Last February, Yale took the decisive ninth game. This time around, freshman Haley Mendez fought off Bulldog senior Alexandra van Arkel, sweeping the senior to complete the comeback.
“It came down to guts today,” co-captain Cece Cortes said. “Our girls dug in and showed a lot of heart, and we really won by the skin of our teeth, to be honest.”
Cortes’ co-captain Nirasha Guruge earned the Crimson its first win, as the senior won the last regular season match of her career against Yale co-captain Rhetta Nadas. After dropping the first game, 11-7, Guruge recovered with two convincing victories. And though Nadas made the fourth game close, Guruge closed out the win with a 13-11 victory.
Cortes followed suit with a 3-2 win over sophomore Gwen Tilghman.

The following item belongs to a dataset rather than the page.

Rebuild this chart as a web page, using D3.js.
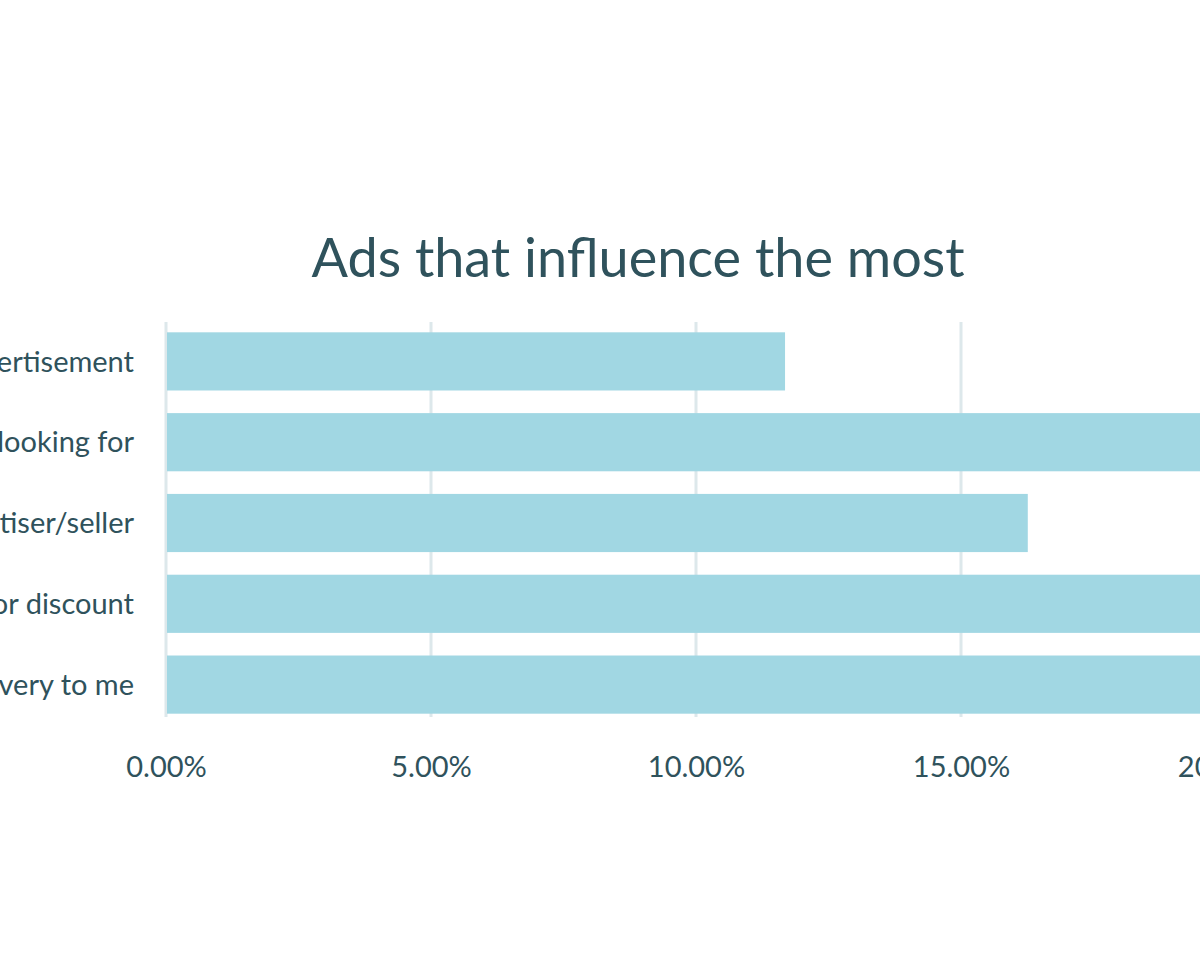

The pair traded games, but Harvard’s captain surged ahead in the fifth game, as her 11-5 victory handed the Crimson its second win. But the co-captains’ successes were sandwiched by two losses from Harvard freshmen, as Megan Murray and Julianne Chu dropped their first matches of the season.
The Bulldogs then took the lead in surprising fashion, as Yale sophomore Kim Hay handed junior Laura Gemmell her second collegiate loss.
Gemmell’s only previous loss was at the hands of Yale No. 1 Millie Tomlinson in last year’s individual national championship final. But playing in the No. 2 slot Sunday, Gemmell fell in a five-game loss that gave the Bulldogs the lead.
Yale junior Katie Bellaine forced Harvard against the wall, defeating junior Natasha Kingshott in four games.
When another loss meant the Ivy crown would reside in New Haven for the second straight year, the Crimson’s title chances rested in the hands of freshmen No. 1 Amanda Sobhy, No. 4 Mendez, and junior No. 7 Sarah Mumanachit.
Mumanachit knew from past experience the pressure of decisive matches.
“Last year, when we played Yale for the Ivy title, I was the last match on court at 4-4,” Mumanachit said. “It brought back memories, so it was tough.”
Sobhy cruised to victory against defending individual national champion Tomlinson, downing the sophomore in three sets and demonstrating why she was recently ranked as the seventh best under-23 player in the world.
“We think of [Sobhy] as our own Jeremy Lin,” Cortes said of the freshman sensation.